(OBJECTIVE) Copy from the first line below down to and including the line with "right,#555 0%,#8a8a8a 30%,#c8c8c8". Skip the pictures.

(MATERIAL PROVIDED)
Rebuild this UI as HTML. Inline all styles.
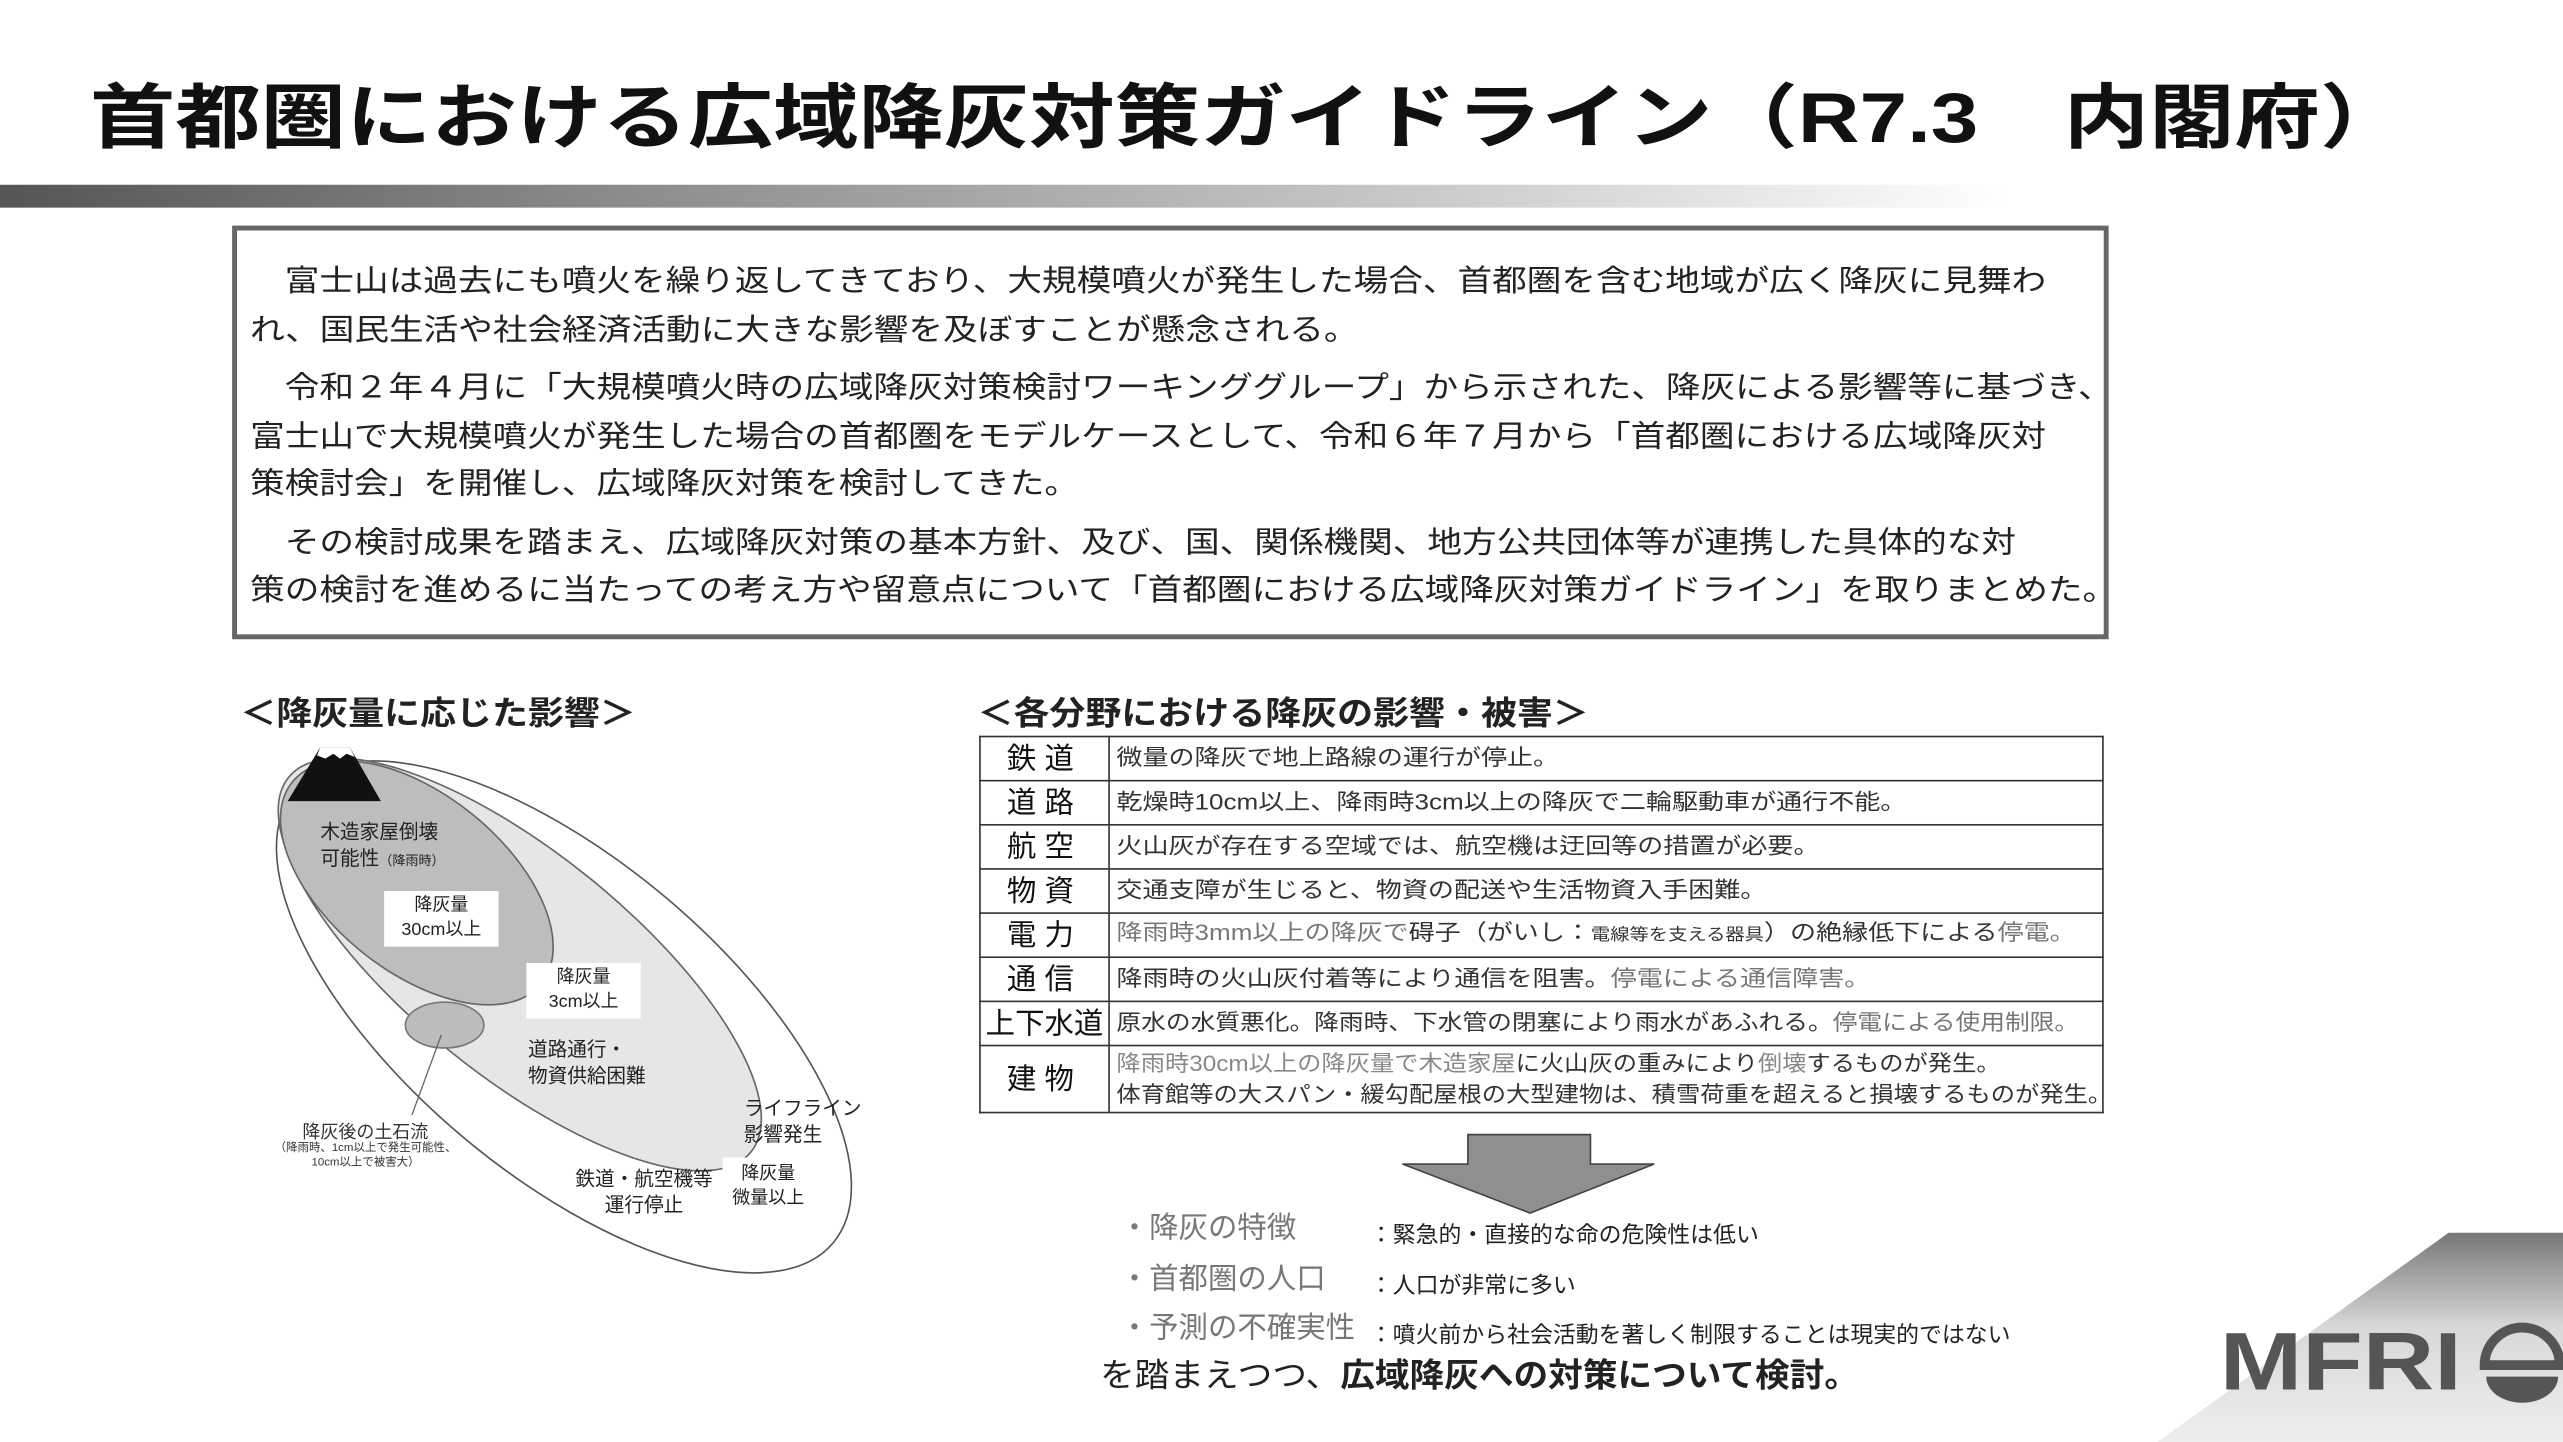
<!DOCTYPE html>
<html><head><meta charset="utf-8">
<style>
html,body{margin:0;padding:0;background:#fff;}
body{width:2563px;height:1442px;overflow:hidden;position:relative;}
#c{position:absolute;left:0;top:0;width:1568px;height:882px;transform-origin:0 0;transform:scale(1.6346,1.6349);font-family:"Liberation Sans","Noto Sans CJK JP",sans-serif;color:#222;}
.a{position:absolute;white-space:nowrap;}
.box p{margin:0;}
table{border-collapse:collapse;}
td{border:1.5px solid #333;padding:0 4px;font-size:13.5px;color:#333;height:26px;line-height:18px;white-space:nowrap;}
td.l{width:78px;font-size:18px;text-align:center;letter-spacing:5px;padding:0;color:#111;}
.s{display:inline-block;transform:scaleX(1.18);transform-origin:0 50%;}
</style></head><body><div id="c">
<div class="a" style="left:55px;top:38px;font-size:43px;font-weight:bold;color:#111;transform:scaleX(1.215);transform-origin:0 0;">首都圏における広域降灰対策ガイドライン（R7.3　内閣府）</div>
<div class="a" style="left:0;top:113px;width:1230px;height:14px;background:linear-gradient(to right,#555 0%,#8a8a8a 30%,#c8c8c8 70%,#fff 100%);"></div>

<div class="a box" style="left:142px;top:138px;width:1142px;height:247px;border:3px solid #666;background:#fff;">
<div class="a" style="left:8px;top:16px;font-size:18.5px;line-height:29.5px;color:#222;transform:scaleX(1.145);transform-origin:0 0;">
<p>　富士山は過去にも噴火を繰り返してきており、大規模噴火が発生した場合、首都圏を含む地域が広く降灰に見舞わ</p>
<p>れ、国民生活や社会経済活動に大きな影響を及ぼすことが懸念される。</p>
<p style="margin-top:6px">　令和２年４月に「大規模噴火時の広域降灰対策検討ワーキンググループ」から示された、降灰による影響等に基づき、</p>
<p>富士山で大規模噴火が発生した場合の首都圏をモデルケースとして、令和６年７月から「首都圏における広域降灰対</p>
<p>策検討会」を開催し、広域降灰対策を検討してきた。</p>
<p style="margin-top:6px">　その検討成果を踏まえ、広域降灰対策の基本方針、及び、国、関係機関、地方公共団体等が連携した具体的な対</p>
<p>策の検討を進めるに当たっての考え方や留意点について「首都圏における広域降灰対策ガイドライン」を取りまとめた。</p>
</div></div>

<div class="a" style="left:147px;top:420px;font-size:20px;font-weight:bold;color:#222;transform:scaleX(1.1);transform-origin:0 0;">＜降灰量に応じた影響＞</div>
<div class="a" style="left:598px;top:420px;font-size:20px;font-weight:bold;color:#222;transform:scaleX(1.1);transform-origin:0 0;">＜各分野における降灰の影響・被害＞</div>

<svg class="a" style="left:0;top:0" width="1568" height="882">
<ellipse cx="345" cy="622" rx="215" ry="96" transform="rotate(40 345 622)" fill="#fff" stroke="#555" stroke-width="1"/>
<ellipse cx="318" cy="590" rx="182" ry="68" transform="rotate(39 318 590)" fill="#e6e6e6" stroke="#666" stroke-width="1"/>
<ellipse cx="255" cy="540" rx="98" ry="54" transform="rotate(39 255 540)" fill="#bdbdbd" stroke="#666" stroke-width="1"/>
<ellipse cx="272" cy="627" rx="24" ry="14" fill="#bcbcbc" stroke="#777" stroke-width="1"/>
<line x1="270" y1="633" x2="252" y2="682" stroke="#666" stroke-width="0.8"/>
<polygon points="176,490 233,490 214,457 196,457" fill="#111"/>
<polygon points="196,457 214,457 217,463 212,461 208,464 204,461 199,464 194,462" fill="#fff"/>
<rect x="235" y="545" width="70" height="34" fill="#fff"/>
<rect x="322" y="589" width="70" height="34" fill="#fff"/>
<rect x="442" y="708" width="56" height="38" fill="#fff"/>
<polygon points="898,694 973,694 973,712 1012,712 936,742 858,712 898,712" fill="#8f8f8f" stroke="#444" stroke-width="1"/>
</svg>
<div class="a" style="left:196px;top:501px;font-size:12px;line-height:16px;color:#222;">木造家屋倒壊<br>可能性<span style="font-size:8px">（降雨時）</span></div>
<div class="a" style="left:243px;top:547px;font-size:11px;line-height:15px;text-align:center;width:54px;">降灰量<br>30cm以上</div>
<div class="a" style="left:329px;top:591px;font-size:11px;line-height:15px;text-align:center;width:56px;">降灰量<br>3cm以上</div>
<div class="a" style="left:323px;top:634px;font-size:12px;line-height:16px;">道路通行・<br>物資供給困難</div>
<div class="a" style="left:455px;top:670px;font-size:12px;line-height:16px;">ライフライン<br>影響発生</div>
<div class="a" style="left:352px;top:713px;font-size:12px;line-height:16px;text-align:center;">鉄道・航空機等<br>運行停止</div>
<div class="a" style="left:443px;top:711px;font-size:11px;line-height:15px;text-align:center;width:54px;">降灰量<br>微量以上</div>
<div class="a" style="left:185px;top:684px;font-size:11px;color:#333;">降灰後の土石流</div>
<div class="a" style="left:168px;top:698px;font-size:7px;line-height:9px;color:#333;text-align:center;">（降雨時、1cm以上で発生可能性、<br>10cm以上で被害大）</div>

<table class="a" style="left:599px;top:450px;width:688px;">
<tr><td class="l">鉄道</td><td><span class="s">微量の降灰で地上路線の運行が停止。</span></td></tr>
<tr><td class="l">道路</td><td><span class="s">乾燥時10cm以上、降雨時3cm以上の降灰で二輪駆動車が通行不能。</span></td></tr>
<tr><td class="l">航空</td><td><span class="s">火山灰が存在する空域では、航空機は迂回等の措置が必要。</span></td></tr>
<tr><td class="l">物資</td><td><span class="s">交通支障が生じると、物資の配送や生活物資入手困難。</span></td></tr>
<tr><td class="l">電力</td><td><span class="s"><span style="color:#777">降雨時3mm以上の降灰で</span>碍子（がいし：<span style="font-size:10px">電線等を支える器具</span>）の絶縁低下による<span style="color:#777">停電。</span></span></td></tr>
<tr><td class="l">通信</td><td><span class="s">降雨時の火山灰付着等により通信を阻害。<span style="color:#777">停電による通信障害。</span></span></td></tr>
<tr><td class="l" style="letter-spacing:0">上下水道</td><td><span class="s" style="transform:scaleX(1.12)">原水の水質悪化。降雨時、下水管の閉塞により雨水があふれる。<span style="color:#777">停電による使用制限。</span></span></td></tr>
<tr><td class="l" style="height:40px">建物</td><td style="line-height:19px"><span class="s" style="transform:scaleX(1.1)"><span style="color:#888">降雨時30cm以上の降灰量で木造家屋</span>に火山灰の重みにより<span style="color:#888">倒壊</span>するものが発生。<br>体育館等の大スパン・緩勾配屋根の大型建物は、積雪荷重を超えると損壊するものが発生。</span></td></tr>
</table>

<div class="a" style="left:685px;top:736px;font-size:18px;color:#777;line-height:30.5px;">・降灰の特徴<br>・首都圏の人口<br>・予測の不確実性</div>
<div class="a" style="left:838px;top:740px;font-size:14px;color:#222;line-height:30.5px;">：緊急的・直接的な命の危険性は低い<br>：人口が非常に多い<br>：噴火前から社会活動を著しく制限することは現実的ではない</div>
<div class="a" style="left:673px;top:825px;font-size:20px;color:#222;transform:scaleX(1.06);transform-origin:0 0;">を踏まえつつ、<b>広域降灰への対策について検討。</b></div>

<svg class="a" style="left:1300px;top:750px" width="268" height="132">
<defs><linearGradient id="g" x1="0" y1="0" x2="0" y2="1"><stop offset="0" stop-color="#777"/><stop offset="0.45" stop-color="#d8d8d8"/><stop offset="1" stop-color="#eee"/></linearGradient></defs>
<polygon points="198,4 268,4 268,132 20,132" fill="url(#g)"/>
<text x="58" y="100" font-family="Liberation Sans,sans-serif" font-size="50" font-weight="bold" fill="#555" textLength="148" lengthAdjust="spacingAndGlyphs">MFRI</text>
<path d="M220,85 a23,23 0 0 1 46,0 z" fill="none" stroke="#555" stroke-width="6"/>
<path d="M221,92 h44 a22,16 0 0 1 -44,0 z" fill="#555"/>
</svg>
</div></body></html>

(RESPONSE)
Rebuild this UI as HTML. Inline all styles.
<!DOCTYPE html>
<html><head><meta charset="utf-8">
<style>
html,body{margin:0;padding:0;background:#fff;}
body{width:2563px;height:1442px;overflow:hidden;position:relative;}
#c{position:absolute;left:0;top:0;width:1568px;height:882px;transform-origin:0 0;transform:scale(1.6346,1.6349);font-family:"Liberation Sans","Noto Sans CJK JP",sans-serif;color:#222;}
.a{position:absolute;white-space:nowrap;}
.box p{margin:0;}
table{border-collapse:collapse;}
td{border:1.5px solid #333;padding:0 4px;font-size:13.5px;color:#333;height:26px;line-height:18px;white-space:nowrap;}
td.l{width:78px;font-size:18px;text-align:center;letter-spacing:5px;padding:0;color:#111;}
.s{display:inline-block;transform:scaleX(1.18);transform-origin:0 50%;}
</style></head><body><div id="c">
<div class="a" style="left:55px;top:38px;font-size:43px;font-weight:bold;color:#111;transform:scaleX(1.215);transform-origin:0 0;">首都圏における広域降灰対策ガイドライン（R7.3　内閣府）</div>
<div class="a" style="left:0;top:113px;width:1230px;height:14px;background:linear-gradient(to right,#555 0%,#8a8a8a 30%,#c8c8c8 70%,#fff 100%);"></div>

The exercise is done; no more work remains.